BEGIN SUPPLIED RECORDS

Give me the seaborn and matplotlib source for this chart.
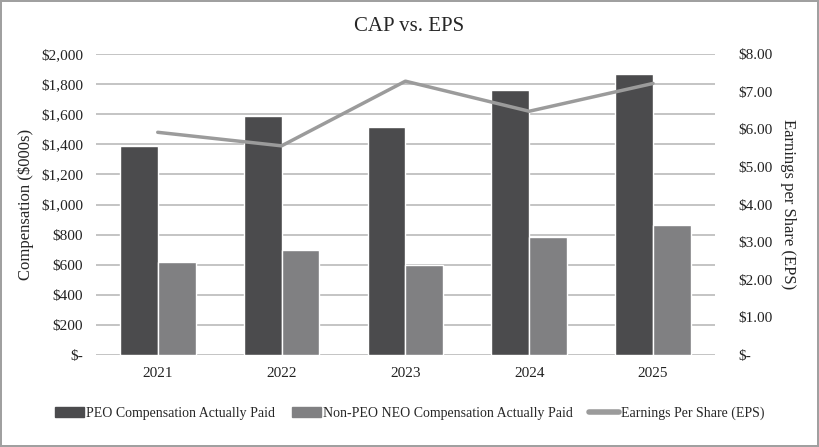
import numpy as np
import pandas as pd
import seaborn as sns
from matplotlib import pyplot as plt
from matplotlib.ticker import FuncFormatter
from matplotlib.patches import Patch
from matplotlib.lines import Line2D

years = ["2021", "2022", "2023", "2024", "2025"]
peo_cap = [1390, 1590, 1515, 1762, 1870]
neo_cap = [620, 700, 600, 785, 865]
eps = [5.92, 5.56, 7.28, 6.48, 7.22]
series_names = ["PEO Compensation Actually Paid", "Non-PEO NEO Compensation Actually Paid"]
eps_name = "Earnings Per Share (EPS)"

PEO_COLOR = "#4b4b4d"
NEO_COLOR = "#808082"
EPS_COLOR = "#9b9b9b"
GRID_COLOR = "#bfbfbf"

sns.set_style("white")
plt.rcParams["font.family"] = ["Liberation Serif", "DejaVu Serif"]

df = pd.DataFrame({
    "year": years * 2,
    "value": peo_cap + neo_cap,
    "series": [series_names[0]] * len(years) + [series_names[1]] * len(years),
})

fig = plt.figure(figsize=(8.19, 4.47), dpi=100)
fig.patch.set_edgecolor("#a0a0a0")
fig.patch.set_linewidth(1.5)
ax = fig.add_axes([0.117, 0.206, 0.756, 0.673])

sns.barplot(data=df, x="year", y="value", hue="series", ax=ax,
            palette=[PEO_COLOR, NEO_COLOR], width=0.61, saturation=1,
            legend=False)
ax.set_ylim(0, 2000)
ax.set_yticks(np.arange(0, 2001, 200))
ax.yaxis.set_major_formatter(FuncFormatter(lambda v, p: "$-" if v == 0 else f"${v:,.0f}"))
ax.yaxis.grid(True, color=GRID_COLOR, linewidth=1.3)
ax.set_axisbelow(True)
ax.tick_params(axis="both", length=0, labelsize=11, colors="#222222", pad=9)
ax.set_xlabel("")
ax.set_ylabel("Compensation ($000s)", fontsize=12, labelpad=5)
for s in ax.spines.values():
    s.set_visible(False)

ax2 = ax.twinx()
sns.pointplot(x=years, y=eps, ax=ax2, color=EPS_COLOR, markers="", linewidth=2.5)
ax2.set_ylim(0, 8)
ax2.set_yticks(np.arange(0, 8.01, 1))
ax2.yaxis.set_major_formatter(FuncFormatter(lambda v, p: "$-" if v == 0 else f"${v:.2f}"))
ax2.tick_params(axis="y", length=0, labelsize=11, colors="#222222", pad=17)
ax2.set_ylabel("Earnings per Share (EPS)", fontsize=12, rotation=270, labelpad=17)
for s in ax2.spines.values():
    s.set_visible(False)

fig.suptitle("CAP vs. EPS", y=0.962, fontsize=15)

handles = [Patch(color=PEO_COLOR), Patch(color=NEO_COLOR),
           Line2D([0], [0], color=EPS_COLOR, linewidth=4)]
fig.legend(handles, series_names + [eps_name], loc="center", bbox_to_anchor=(0.5, 0.075),
           ncol=3, frameon=False, fontsize=10, handlelength=2.1, handletextpad=0.15,
           columnspacing=1.2)

fig.savefig("out.png", dpi=100)
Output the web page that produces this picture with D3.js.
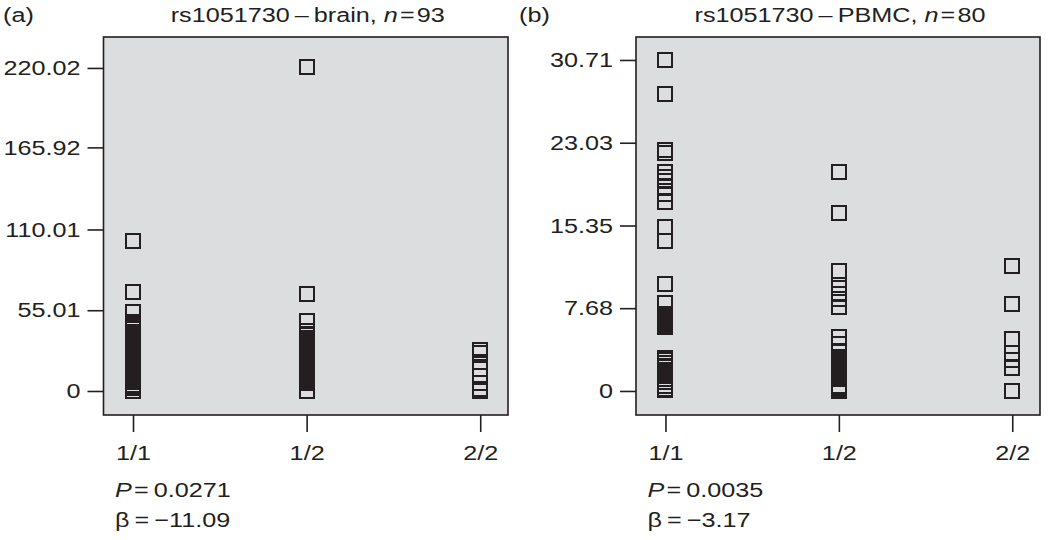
<!DOCTYPE html>
<html>
<head>
<meta charset="utf-8">
<script src="https://cdn.jsdelivr.net/npm/d3@7"></script>
<style>
  body { margin: 0; background: #fff; }
  text { font-family: "Liberation Sans", Arial, sans-serif; fill: #231f20; }
</style>
</head>
<body>
<svg id="chart"></svg>
<script>
// genotype categories, shared by both panels
var genotypes = ["1/1", "1/2", "2/2"];

// panel (a) brain
var brain11 = [102.2, 67.6, 53.5, 47.0, 45.3, 44.5, 43.6, 42.2, 40.2, 39.0, 38.5, 36.8, 35.1, 34.1, 33.0, 32.5,
	31.3, 30.4, 29.6, 28.8, 27.9, 27.0, 26.6, 25.7, 24.9, 23.8, 23.2, 22.5, 21.8, 20.1, 19.2, 18.4, 17.0, 16.2,
	15.3, 14.5, 13.6, 12.3, 10.6, 8.9, 7.2, 5.8, 4.4, 3.4, 1.7, 0.3];
var brain12 = [221.0, 65.9, 47.8, 41.0, 38.5, 36.3, 34.6, 33.4, 32.0, 31.2, 30.6, 29.3, 28.1, 27.4, 26.8, 25.5,
	25.0, 24.0, 23.3, 22.7, 21.5, 20.8, 20.2, 19.0, 18.3, 17.6, 16.3, 15.2, 13.3, 12.2, 11.0, 10.2, 9.3, 8.5,
	7.6, 6.8, 5.9, 5.3, 0.2];
var brain22 = [27.6, 26.2, 19.5, 15.0, 10.0, 5.5, 1.2, 0.3];
var brainTicks = [0, 55.01, 110.01, 165.92, 220.02];

// panel (b) PBMC
var pbmc11 = [30.71, 27.55, 22.4, 22.1, 20.36, 19.87, 19.5, 18.94, 18.26, 17.49, 15.17, 13.91, 9.97, 8.2,
	7.12, 6.95, 6.88, 6.7, 6.6, 6.55, 6.4, 6.3, 6.2, 6.15, 6.05, 5.95, 5.89, 3.1, 2.85, 2.6, 2.35, 2.2, 1.9,
	1.65, 1.4, 1.1, 0.8, 0.5, 0.2, 0.05];
var pbmc12 = [20.34, 16.54, 11.15, 9.8, 9.55, 8.98, 8.52, 7.81, 5.03, 4.34, 3.57, 3.17, 3.04, 2.88, 2.75, 2.6,
	2.5, 2.45, 2.3, 2.2, 2.05, 1.9, 1.8, 1.7, 1.55, 1.45, 1.3, 1.2, 1.11, 0.5, 0.35, 0.15, 0.0];
var pbmc22 = [11.6, 8.07, 4.8, 3.5, 2.9, 2.1, 0.0];
var pbmcTicks = [0, 7.68, 15.35, 23.03, 30.71];

var panels = [
	{tag: "(a)", tissue: "brain", n: 93, groups: [brain11, brain12, brain22], ticks: brainTicks,
		yDomain: [-16.35, 241.1], left: 103.5, right: 508, p: "0.0271", beta: "\u221211.09"},
	{tag: "(b)", tissue: "PBMC", n: 80, groups: [pbmc11, pbmc12, pbmc22], ticks: pbmcTicks,
		yDomain: [-2.23, 32.84], left: 636, right: 1040, p: "0.0035", beta: "\u22123.17"}
];

var plotTop = 37, plotBottom = 415, box = 14, fs = 21, sx = 1.2;

// the printed figure is a little wider than tall, so widen text around its anchor
function stretch(sel) {
	sel.each(function() {
		var x = +this.getAttribute("x") || 0, y = +this.getAttribute("y") || 0;
		d3.select(this).attr("transform",
			"translate(" + x + "," + y + ") scale(" + sx + ",1) translate(" + (-x) + "," + (-y) + ")");
	});
}

var svg = d3.select("#chart")
	.attr("width", 1050)
	.attr("height", 540);

panels.forEach(function(pn, i) {
	var xScale = d3.scaleLinear().domain([0.83, 3.16]).range([pn.left, pn.right]);
	var yScale = d3.scaleLinear().domain(pn.yDomain).range([plotBottom, plotTop]);
	var mid = (pn.left + pn.right) / 2;

	var g = svg.append("g");

	g.append("rect")
		.attr("x", pn.left)
		.attr("y", plotTop)
		.attr("width", pn.right - pn.left)
		.attr("height", plotBottom - plotTop)
		.attr("fill", "#dcdddf")
		.attr("stroke", "#231f20")
		.attr("stroke-width", 1.6);

	// y axis
	g.append("g")
		.attr("transform", "translate(" + pn.left + ",0)")
		.call(d3.axisLeft(yScale).tickValues(pn.ticks)
			.tickFormat(function(d) { return d === 0 ? "0" : d.toFixed(2); })
			.tickSize(16).tickPadding(7))
		.call(function(a) { a.select(".domain").remove(); })
		.call(function(a) {
			a.selectAll("line").attr("stroke", "#231f20").attr("stroke-width", 1.6);
			a.selectAll("text").attr("font-size", fs).attr("font-family", null).attr("fill", "#231f20")
				.call(stretch);
		});

	// x axis
	g.append("g")
		.attr("transform", "translate(0," + plotBottom + ")")
		.call(d3.axisBottom(xScale).tickValues([1, 2, 3])
			.tickFormat(function(d) { return genotypes[d - 1]; })
			.tickSize(17).tickPadding(13))
		.call(function(a) { a.select(".domain").remove(); })
		.call(function(a) {
			a.selectAll("line").attr("stroke", "#231f20").attr("stroke-width", 1.6);
			a.selectAll("text").attr("font-size", fs).attr("font-family", null).attr("fill", "#231f20")
				.call(stretch);
		});

	// open squares, snapped to whole pixels so every side gets the same weight
	pn.groups.forEach(function(vals, k) {
		g.append("g")
			.selectAll("rect")
			.data(vals)
			.enter()
			.append("rect")
			.attr("x", Math.round(xScale(k + 1) - box / 2))
			.attr("y", function(d) { return Math.round(yScale(d) - box / 2); })
			.attr("width", box)
			.attr("height", box)
			.attr("fill", "none")
			.attr("stroke", "#231f20")
			.attr("stroke-width", 2)
			.attr("shape-rendering", "crispEdges");
	});

	// labels
	svg.append("text")
		.attr("x", i === 0 ? 3 : 519)
		.attr("y", 22)
		.attr("font-size", fs)
		.text(pn.tag)
		.call(stretch);

	var title = svg.append("text")
		.attr("x", mid + 2)
		.attr("y", 22)
		.attr("text-anchor", "middle")
		.attr("font-size", fs);
	title.append("tspan").text("rs1051730\u2009\u2013\u2009" + pn.tissue + ", ");
	title.append("tspan").attr("font-style", "italic").text("n");
	title.append("tspan").text("\u200a=\u200a" + pn.n);
	title.call(stretch);

	var pt = svg.append("text")
		.attr("x", xScale(1) - 18)
		.attr("y", 497)
		.attr("font-size", fs);
	pt.append("tspan").attr("font-style", "italic").text("P");
	pt.append("tspan").text("\u200a=\u2009" + pn.p);
	pt.call(stretch);

	svg.append("text")
		.attr("x", xScale(1) - 18)
		.attr("y", 527)
		.attr("font-size", fs)
		.text("\u03b2\u2009=\u2009" + pn.beta)
		.call(stretch);
});
</script>
</body>
</html>
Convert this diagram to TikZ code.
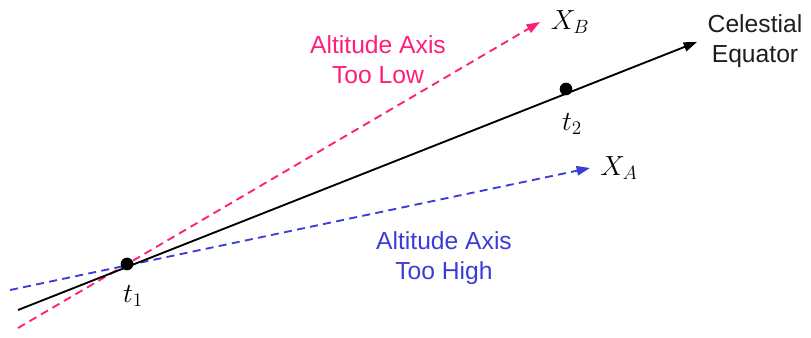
\documentclass[tikz,border=0pt]{standalone}
\usepackage{fontspec}
\setsansfont{Liberation Sans}
\usetikzlibrary{arrows.meta, positioning}
\definecolor{lowpink}{RGB}{255,30,120}
\definecolor{highblue}{RGB}{60,60,215}
\definecolor{labelgray}{RGB}{30,30,30}
\tikzset{
  axis/.style={line width=1.4pt, -{Triangle[length=10pt,width=7pt]}},
  eqline/.style={axis, black},
  lowline/.style={axis, lowpink, dash pattern=on 6pt off 4pt},
  highline/.style={axis, highblue, dash pattern=on 6pt off 4pt},
  dot/.style={circle, fill=black, inner sep=0pt, minimum size=9.5pt},
  tlbl/.style={font=\fontsize{20}{22}\selectfont, inner sep=0pt},
  note/.style={align=center, font=\sffamily\fontsize{18.5}{22.5}\selectfont, inner sep=0pt}
}

\begin{document}
\begin{tikzpicture}[x=0.75pt, y=-0.75pt]
  \useasboundingbox (0,0) rectangle (811,337);

  % end points of the three axes
  \coordinate (eqS)   at (18,310);
  \coordinate (eqE)   at (697,42);
  \coordinate (lowS)  at (18,328);
  \coordinate (lowE)  at (540,22);
  \coordinate (highS) at (10,290);
  \coordinate (highE) at (590,168);

  \draw[lowline]  (lowS)  -- (lowE);
  \draw[highline] (highS) -- (highE);
  \draw[eqline]   (eqS)   -- (eqE);

  \node[dot] (t1) at (127,264) {};
  \node[dot] (t2) at (566,89)  {};

  \node[tlbl] (t1lbl) at (133,296) {$t_1$};
  \node[tlbl] (t2lbl) at (572,124) {$t_2$};
  \node[tlbl] (xb)    at (570,22)  {$X_B$};
  \node[tlbl] (xa)    at (619,168) {$X_A$};

  \node[note, text=labelgray] (eq)  at (755,41)  {Celestial\\Equator};
  \node[note, text=lowpink]   (low) at (378,60)  {Altitude Axis\\Too Low};
  \node[note, text=highblue]  (hi)  at (444,258) {Altitude Axis\\Too High};
\end{tikzpicture}
\end{document}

END SUPPLIED RECORDS

Exactly as written, please give again the lines from the beginning of the listing through the line containing "ax = fig.add_axes([0.117, 0.206, 0.756, 0.673])", inclusive, without any pictures.

→ FINAL RESULT
Give me the seaborn and matplotlib source for this chart.
import numpy as np
import pandas as pd
import seaborn as sns
from matplotlib import pyplot as plt
from matplotlib.ticker import FuncFormatter
from matplotlib.patches import Patch
from matplotlib.lines import Line2D

years = ["2021", "2022", "2023", "2024", "2025"]
peo_cap = [1390, 1590, 1515, 1762, 1870]
neo_cap = [620, 700, 600, 785, 865]
eps = [5.92, 5.56, 7.28, 6.48, 7.22]
series_names = ["PEO Compensation Actually Paid", "Non-PEO NEO Compensation Actually Paid"]
eps_name = "Earnings Per Share (EPS)"

PEO_COLOR = "#4b4b4d"
NEO_COLOR = "#808082"
EPS_COLOR = "#9b9b9b"
GRID_COLOR = "#bfbfbf"

sns.set_style("white")
plt.rcParams["font.family"] = ["Liberation Serif", "DejaVu Serif"]

df = pd.DataFrame({
    "year": years * 2,
    "value": peo_cap + neo_cap,
    "series": [series_names[0]] * len(years) + [series_names[1]] * len(years),
})

fig = plt.figure(figsize=(8.19, 4.47), dpi=100)
fig.patch.set_edgecolor("#a0a0a0")
fig.patch.set_linewidth(1.5)
ax = fig.add_axes([0.117, 0.206, 0.756, 0.673])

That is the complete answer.